This week in the garden



This week in the garden we are harvesting our apples. It is an ongoing harvest as we have several different varieties in our orchard and depending on your variety they may be ready between September and even early November! We have found that our apples have ripened a little later this year, and our crop has been far reduced.

This could be due to the weather this summer, a later blossom often indicates a later crop, or the fact that apple trees do not produce fruit every year. Disappointingly our most deliciously sweet and vibrantly green eating apples haven’t produced fruit at all which seems to be case for many apple growers around the country this year.


Storing apples

1. Check apples for storage are in good condition – they should be firm and unblemished if they are to store well.

2. Crates or apple racks are the best way of storing apples. Each apple can be wrapped individually in a single sheet of old newspaper, and the apples slightly apart from each other so that should one turn mouldy or rot it doesn’t spread to the neighbouring apples.

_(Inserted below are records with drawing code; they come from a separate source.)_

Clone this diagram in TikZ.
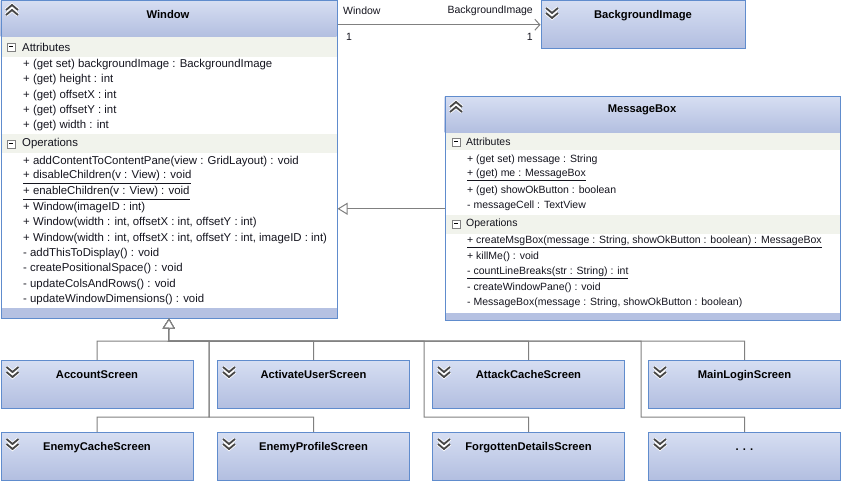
\documentclass[tikz,border=0pt]{standalone}
\usepackage{fontspec}
\setmainfont{Liberation Sans}
\usetikzlibrary{arrows.meta,positioning}

\definecolor{umlborder}{RGB}{96,140,205}
\definecolor{hdtop}{RGB}{214,222,242}
\definecolor{hdbot}{RGB}{178,190,224}
\definecolor{band}{RGB}{241,243,236}
\definecolor{footband}{RGB}{181,193,226}
\definecolor{sepline}{RGB}{185,200,230}
\definecolor{conn}{RGB}{128,128,128}
\definecolor{chev}{RGB}{70,70,70}
\definecolor{membertext}{RGB}{20,20,30}

\tikzset{
  classbox/.style={draw=umlborder, line width=1pt, anchor=north west, inner sep=0pt},
  collapsed/.style={draw=umlborder, line width=1pt, top color=hdtop, bottom color=hdbot,
    anchor=north west, minimum width=192pt, minimum height=48pt, inner sep=0pt,
    text height=8pt, text depth=20pt, font=\fontsize{11.2}{12}\selectfont\bfseries},
  title/.style={inner sep=0pt, font=\fontsize{11.2}{12}\selectfont\bfseries},
  member/.style={anchor=west, inner sep=0pt, text=membertext, font=\fontsize{11.4}{12}\selectfont},
  msgmember/.style={member, font=\fontsize{10.5}{12}\selectfont},
  inherit/.style={draw=conn, line width=1pt, -{Triangle[open, length=10pt, width=12pt, fill=white]}},
  assoc/.style={draw=conn, line width=1pt, -{Straight Barb[length=5pt, width=11pt]}},
  minusbox/.pic={
    \draw[conn, fill=white] (-4,-4) rectangle (4,4);
    \draw[line width=1pt] (-2,0) -- (2,0);
  },
  chevdown/.pic={
    \draw[white, line width=3.5pt] (-6,-1) -- (0,-6) -- (6,-1) (-6,4) -- (0,-1) -- (6,4);
    \draw[chev, line width=1.8pt] (-6,-1) -- (0,-6) -- (6,-1) (-6,4) -- (0,-1) -- (6,4);
  },
  chevup/.pic={
    \draw[white, line width=3.5pt] (-6,-4) -- (0,1) -- (6,-4) (-6,1) -- (0,6) -- (6,1);
    \draw[chev, line width=1.8pt] (-6,-4) -- (0,1) -- (6,-4) (-6,1) -- (0,6) -- (6,1);
  },
}

\begin{document}
\begin{tikzpicture}[x=1pt,y=1pt,yscale=-1,xscale=1]
\useasboundingbox (0,0) rectangle (841,481);

%Window class: header, compartments
\shade[top color=hdtop, bottom color=hdbot] (0.5,0.5) rectangle (336.5,37);
\fill[band] (0.5,37) rectangle (336.5,57);
\draw[sepline] (0.5,134) -- (336.5,134);
\fill[band] (0.5,134.5) rectangle (336.5,153);
\fill[footband] (0.5,308) rectangle (336.5,317.5);
\node[classbox, minimum width=336pt, minimum height=317pt] (win) at (0.5,0.5) {};
\pic at (12,11) {chevup};
\node[title] (wint) at (168,15) {Window};
\pic at (11,47) {minusbox};
\node[member] (wina) at (22,47) {Attributes};
\pic at (11,144) {minusbox};
\node[member] (wino) at (22,144) {Operations};

% Text Node
\node[member] at (23,65) {+ (get set) backgroundImage : BackgroundImage};
\node[member] at (23,80) {+ (get) height : int};
\node[member] at (23,96) {+ (get) offsetX : int};
\node[member] at (23,111) {+ (get) offsetY : int};
\node[member] at (23,126) {+ (get) width : int};
% Text Node
\node[member] at (23,162) {+ addContentToContentPane(view : GridLayout) : void};
\node[member] at (23,177) {\underline{+ disableChildren(v : View) : void}};
\node[member] at (23,193) {\underline{+ enableChildren(v : View) : void}};
\node[member] at (23,208) {+ Window(imageID : int)};
\node[member] at (23,223) {+ Window(width : int, offsetX : int, offsetY : int)};
\node[member] at (23,239) {+ Window(width : int, offsetX : int, offsetY : int, imageID : int)};
\node[member] at (23,254) {- addThisToDisplay() : void};
\node[member] at (23,269) {- createPositionalSpace() : void};
\node[member] at (23,285) {- updateColsAndRows() : void};
\node[member] at (23,300) {- updateWindowDimensions() : void};

%MessageBox class: header, compartments
\shade[top color=hdtop, bottom color=hdbot] (444.5,96.5) rectangle (840,133);
\fill[band] (444.5,133) rectangle (840,150);
\draw[sepline] (444.5,215) -- (840,215);
\fill[band] (444.5,215.5) rectangle (840,234);
\fill[footband] (444.5,313) rectangle (840,320);
\node[classbox, minimum width=395.5pt, minimum height=223.5pt] (msg) at (444.5,96.5) {};
\pic at (456,108) {chevup};
\node[title] (msgt) at (642,110) {MessageBox};
\pic at (456,142) {minusbox};
\node[msgmember] (msga) at (466,142) {Attributes};
\pic at (456,224) {minusbox};
\node[msgmember] (msgo) at (466,224) {Operations};

% Text Node
\node[msgmember] at (467,160) {+ (get set) message : String};
\node[msgmember] at (467,175) {\underline{+ (get) me : MessageBox}};
\node[msgmember] at (467,191) {+ (get) showOkButton : boolean};
\node[msgmember] at (467,206) {- messageCell : TextView};
% Text Node
\node[msgmember] at (467,242) {\underline{+ createMsgBox(message : String, showOkButton : boolean) : MessageBox}};
\node[msgmember] at (467,257) {+ killMe() : void};
\node[msgmember] at (467,273) {\underline{- countLineBreaks(str : String) : int}};
\node[msgmember] at (467,288) {- createWindowPane() : void};
\node[msgmember] at (467,303) {- MessageBox(message : String, showOkButton : boolean)};

%BackgroundImage
\node[collapsed, minimum width=204pt, minimum height=47.5pt] (bgi) at (540.5,0.5) {BackgroundImage};
\pic at (552,12) {chevdown};

%Subclasses
\node[collapsed] (acc) at (0.5,360) {AccountScreen};
\node[collapsed] (aus) at (217,360) {ActivateUserScreen};
\node[collapsed] (att) at (432,360) {AttackCacheScreen};
\node[collapsed] (mls) at (648,360) {MainLoginScreen};
\node[collapsed] (ecs) at (0.5,432) {EnemyCacheScreen};
\node[collapsed] (eps) at (217,432) {EnemyProfileScreen};
\node[collapsed] (fds) at (432,432) {ForgottenDetailsScreen};
\node[collapsed] (more) at (648,432) {. . .};
\pic at (12.5,371) {chevdown};
\pic at (229,371) {chevdown};
\pic at (444,371) {chevdown};
\pic at (660,371) {chevdown};
\pic at (12.5,443) {chevdown};
\pic at (229,443) {chevdown};
\pic at (444,443) {chevdown};
\pic at (660,443) {chevdown};

%Association
\draw[assoc] (bgi.west -| win.east) -- (bgi.west);
\node[msgmember] (aw) at (343,11) {Window};
\node[msgmember] (aw1) at (346,37) {1};
\node[msgmember, anchor=east] (ab) at (533,11) {BackgroundImage};
\node[msgmember, anchor=east] (ab1) at (533,37) {1};

%Generalizations
\coordinate (bus) at (168.5,341);
\coordinate (trunkA) at (209,341);
\coordinate (trunkB) at (424,341);
\coordinate (trunkC) at (641,341);
\draw[inherit] (msg.west) -- (msg.west -| win.east);
\draw[inherit] (acc.north) |- (bus) -- (win.south);
\draw[inherit] (aus.north) |- (bus) -- (win.south);
\draw[inherit] (att.north) |- (bus) -- (win.south);
\draw[inherit] (mls.north) |- (bus) -- (win.south);
\draw[inherit] (ecs.north) -- ++(0,-15) -| (trunkA) -- (bus) -- (win.south);
\draw[inherit] (eps.north) -- ++(0,-15) -| (trunkA) -- (bus) -- (win.south);
\draw[inherit] (fds.north) -- ++(0,-15) -| (trunkB) -- (bus) -- (win.south);
\draw[inherit] (more.north) -- ++(0,-15) -| (trunkC) -- (bus) -- (win.south);
\end{tikzpicture}
\end{document}
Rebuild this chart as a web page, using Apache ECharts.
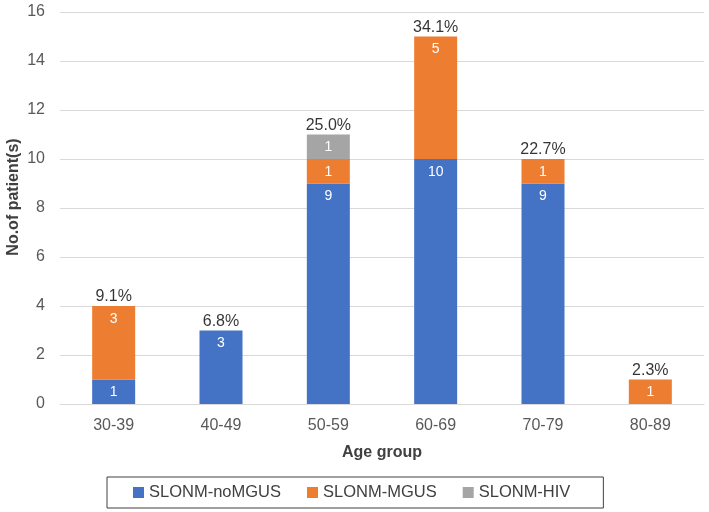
<!DOCTYPE html>
<html><head><meta charset="utf-8">
<script src="https://cdn.jsdelivr.net/npm/echarts@6/dist/echarts.min.js"></script>
<style>html,body{margin:0;padding:0;background:#fff}#c{width:709px;height:512px}</style>
</head><body><div id="c"></div>
<script>
var categories = ['30-39','40-49','50-59','60-69','70-79','80-89'];
var noMGUS = [1,3,9,10,9,0];
var MGUS = [3,0,1,5,1,1];
var HIV = [0,0,1,0,0,0];
var percentLabels = ['9.1%','6.8%','25.0%','34.1%','22.7%','2.3%'];
var yTicks = [0,2,4,6,8,10,12,14,16];

var totals = categories.map(function(_, i){ return noMGUS[i] + MGUS[i] + HIV[i]; });
var font = 'Liberation Sans, Arial, sans-serif';
function inLabel(){
  return {show:true, position:'insideTop', distance:6, color:'#fff', fontSize:14, fontFamily:font,
    formatter:function(p){ return p.value ? String(p.value) : ''; }};
}
var chart = echarts.init(document.getElementById('c'), null, {renderer:'canvas'});
chart.setOption({
  animation:false,
  textStyle:{fontFamily:font},
  grid:{left:60, right:5, top:12, bottom:108, outerBoundsMode:'none', containLabel:false},
  legend:{
    data:['SLONM-noMGUS','SLONM-MGUS','SLONM-HIV'],
    left:107, top:477, padding:[7,33,7,26], itemGap:26, itemWidth:11, itemHeight:11,
    borderColor:'#404040', borderWidth:1, icon:'rect',
    textStyle:{fontSize:16.5, color:'#404040', fontFamily:font}
  },
  xAxis:{
    type:'category', data:categories,
    name:'Age group', nameLocation:'middle', nameGap:41, nameMoveOverlap:false,
    nameTextStyle:{fontSize:16, fontWeight:'bold', color:'#404040'},
    axisLine:{lineStyle:{color:'#d9d9d9', width:1}}, axisTick:{show:false},
    axisLabel:{fontSize:16, color:'#595959', margin:14}
  },
  yAxis:{
    type:'value', min:yTicks[0], max:yTicks[yTicks.length-1], interval:2,
    name:'No.of patient(s)', nameLocation:'middle', nameGap:38, nameRotate:90, nameMoveOverlap:false,
    nameTextStyle:{fontSize:16, fontWeight:'bold', color:'#404040', padding:[0,0,0,22]},
    axisLine:{show:false}, axisTick:{show:false},
    axisLabel:{fontSize:16, color:'#595959', margin:15},
    splitLine:{lineStyle:{color:'#d9d9d9', width:1}}
  },
  series:[
    {name:'SLONM-noMGUS', type:'bar', stack:'a', data:noMGUS, barWidth:43,
      itemStyle:{color:'#4472C4'}, label:inLabel()},
    {name:'SLONM-MGUS', type:'bar', stack:'a', data:MGUS,
      itemStyle:{color:'#ED7D31'}, label:inLabel()},
    {name:'SLONM-HIV', type:'bar', stack:'a', data:HIV,
      itemStyle:{color:'#A5A5A5'}, label:inLabel()},
    {name:'total', type:'scatter', data:totals, symbolSize:0, silent:true,
      label:{show:true, position:'top', distance:1, color:'#000', fontSize:16, fontFamily:font,
        formatter:function(p){ return percentLabels[p.dataIndex]; }}}
  ]
});
</script></body></html>
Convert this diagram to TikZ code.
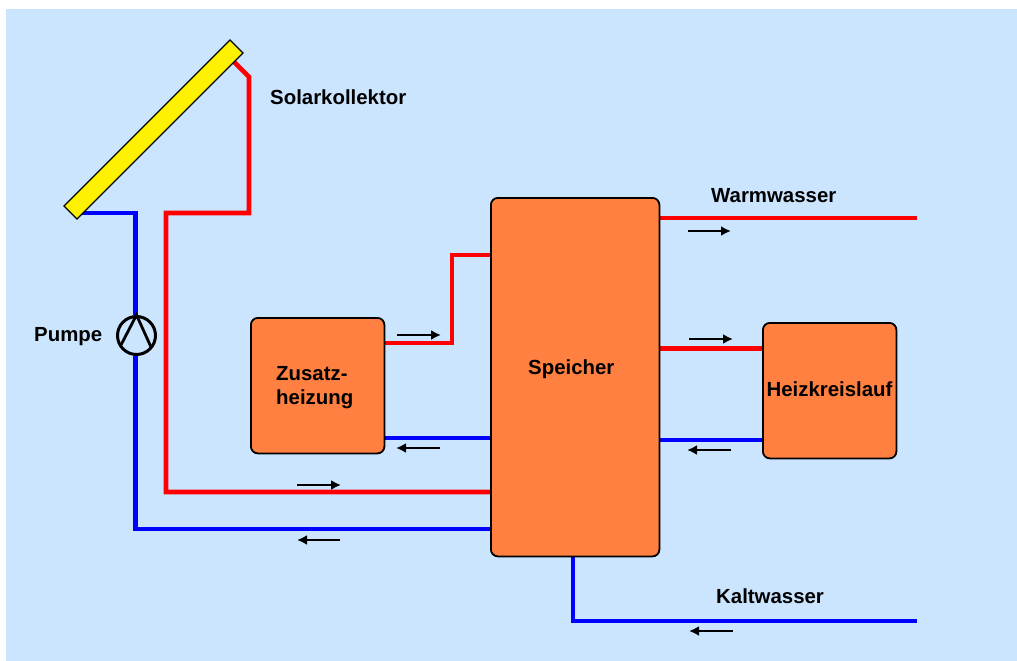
\documentclass[tikz,border=0pt]{standalone}
\usepackage{fontspec}
\setmainfont{Liberation Sans}
\usetikzlibrary{arrows.meta}
\definecolor{skyback}{HTML}{CCE5FF}
\definecolor{boxorange}{HTML}{FF8040}
\pgfdeclarelayer{pipes}
\pgfsetlayers{pipes,main}
\tikzset{
  unit/.style={draw=black,line width=1.8pt,fill=boxorange,rounded corners=7pt,inner sep=0pt,anchor=north west},
  redpipe/.style={draw=red,line width=4.6pt,line join=miter},
  bluepipe/.style={draw=blue,line width=4.6pt,line join=miter},
  flow/.style={draw=black,line width=2.5pt,-{Latex[length=10pt,width=10pt]}},
  caption/.style={font=\fontsize{20.4}{24}\selectfont\bfseries,inner sep=0pt,text=black},
}
\begin{document}
\begin{tikzpicture}[x=1pt,y=-1pt]
\useasboundingbox (0,0) rectangle (1017,661);
% units
\node[draw=black,line width=1.2pt,fill=yellow,minimum width=234.8pt,minimum height=18.4pt,inner sep=0pt,rotate=45] (collector) at (153.5,129.5) {};
\node[unit,minimum width=168.5pt,minimum height=358.5pt] (speicher) at (490,197) {};
\node[unit,minimum width=133.5pt,minimum height=135.5pt] (zusatz) at (250,317) {};
\node[unit,minimum width=133.5pt,minimum height=135.5pt] (heiz) at (762,322) {};
\node[draw=black,line width=3pt,circle,minimum size=38pt,inner sep=0pt] (pumpe) at (136.5,335.5) {};
% pump symbol
\coordinate (pl) at (121,345);
\coordinate (pr) at (151,347);
\draw[black,line width=2.8pt] (pl) -- (pumpe.north) -- (pr);
% texts
\node[caption,anchor=west] (t1) at (270,97) {Solarkollektor};
\node[caption,anchor=west] (t2) at (711,196) {Warmwasser};
\node[caption,anchor=west] (t3) at (716,596) {Kaltwasser};
\node[caption,anchor=west] (t4) at (34,336.5) {Pumpe};
\node[caption,anchor=west] (t5) at (528,369) {Speicher};
\node[caption,anchor=west,align=left] (t6) at (276,387.5) {Zusatz-\\heizung};
\node[caption,anchor=center] (t7) at (829.5,389) {Heizkreislauf};
% pipe coordinates
\coordinate (cr) at (233,61);
\coordinate (cr1) at (249,77);
\coordinate (cr2) at (249,213);
\coordinate (cr3) at (166,213);
\coordinate (cr4) at (166,492);
\coordinate (cb) at (80,213);
\coordinate (cb1) at (135.5,213);
\coordinate (cb2) at (135.5,529);
\coordinate (z1) at (452,343);
\coordinate (z2) at (452,255);
\coordinate (zb) at (490,438);
\coordinate (hr) at (762,348.5);
\coordinate (hb) at (762,440);
\coordinate (ww) at (917,218);
\coordinate (kw1) at (573,621);
\coordinate (kw2) at (917,621);
\begin{pgfonlayer}{pipes}
\fill[skyback] (6,9) rectangle (1017,661);
\draw[redpipe] (cr) -- (cr1) -- (cr2) -- (cr3) -- (cr4) -- (cr4 -| speicher.west);
\draw[bluepipe] (cb) -- (cb1) -- (cb1 |- pumpe.north);
\draw[bluepipe] (cb2 |- pumpe.south) -- (cb2) -- (cb2 -| speicher.west);
\draw[redpipe] (z1 -| zusatz.east) -- (z1) -- (z2) -- (z2 -| speicher.west);
\draw[bluepipe] (zb -| zusatz.east) -- (zb -| speicher.west);
\draw[redpipe] (hr -| speicher.east) -- (hr -| heiz.west);
\draw[bluepipe] (hb -| speicher.east) -- (hb -| heiz.west);
\draw[redpipe] (ww -| speicher.east) -- (ww);
\draw[bluepipe] (speicher.south -| kw1) -- (kw1) -- (kw2);
\end{pgfonlayer}
% flow arrows
\coordinate (a1a) at (688,231); \coordinate (a1b) at (731,231);
\coordinate (a2a) at (689,339); \coordinate (a2b) at (733,339);
\coordinate (a3a) at (731,450); \coordinate (a3b) at (687,450);
\coordinate (a4a) at (397,335); \coordinate (a4b) at (441,335);
\coordinate (a5a) at (440,448); \coordinate (a5b) at (396,448);
\coordinate (a6a) at (297,485); \coordinate (a6b) at (341,485);
\coordinate (a7a) at (340,540); \coordinate (a7b) at (297,540);
\coordinate (a8a) at (733,631); \coordinate (a8b) at (689,631);
\foreach \n in {1,...,8} \draw[flow] (a\n a) -- (a\n b);
\end{tikzpicture}
\end{document}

3. Apples need to be stored in a cool room if they are to last and should be checked on every so often to catch any turning fruit before it spreads to any others.


Spring bulbs

If nothing else this week, choosing and buying which plants you want to be surrounding you in spring is a very good start. Each spring in my own garden I have an abundance of hyacinth which grown beautifully and smell heavenly. I have your standard daffodils, but some absolutely stunning narcissi varieties that have a very strong scent and are terribly pretty. We will be growing Amaryllis and tulips next year too!


your beds

Now is a good time to pull out or dead head all the overgrown summer plants such as sweetpeas, lillies, and gladioli. I will be weeding the beds once cleared of this summers stems, and will return to them every two weeks to try and stay on top of the weed growth.
It is so worth freeing up a bit of time to do these tasks- I will be asking Al to help me – many hands… because the better we prepare and maintain our production beds now the easier next springs planting will be.